Interviene la Federazione nazionale della stampa

''Le perquisizioni nella redazione di Report e a casa dell'inviato Paolo Mondani ripropongono l'urgenza di approvare norme più efficaci a tutela delle fonti e del segreto professionale dei giornalisti. Più volte la Corte europea dei diritti dell'uomo ha ribadito che gli effetti di ingerenze di questo tipo nell'attività di chi fa informazione equivalgono ad un attacco al diritto dei cittadini ad essere informati, ma in Italia sembra che questo monito nessuno voglia ascoltarlo''. E' quanto si legge in una nota della Fnsi.

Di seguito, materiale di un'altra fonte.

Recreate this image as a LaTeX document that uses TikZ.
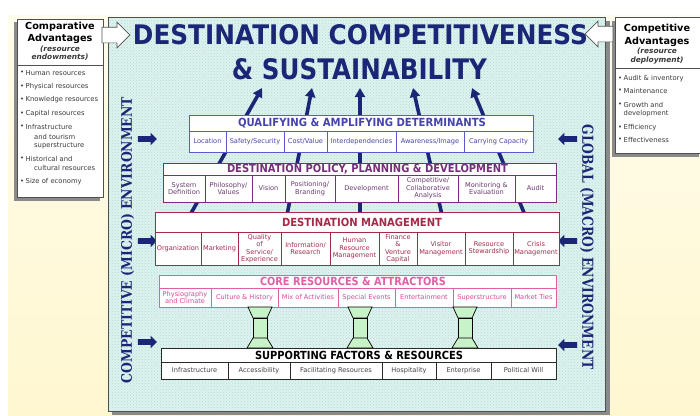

''Quanto accaduto questa mattina ai colleghi di Report è inaccettabile perché, nonostante la dichiarata disponibilità a collaborare con gli inquirenti, è stata disposta anche l'acquisizione di copie dei dati presenti su computer e telefoni. La Federazione nazionale della Stampa italiana è al fianco del conduttore Sigfrido Ranucci e di tutta la redazione di Report ed è pronta a sostenere, insieme con l'Usigrai, tutte le iniziative che i colleghi riterranno necessario intraprendere a difesa del proprio lavoro e del diritto di cronaca. L'auspicio è che quanto accaduto possa spronare governo e parlamento a trovare finalmente il modo di intervenire per rafforzare la tutela delle fonti e il segreto professionale, come primo tassello di un sistema di regole che consenta di fermare la rovinosa caduta che l'informazione di questo Paese sta facendo registrare nelle classifiche internazionali sulla libertà di stampa''.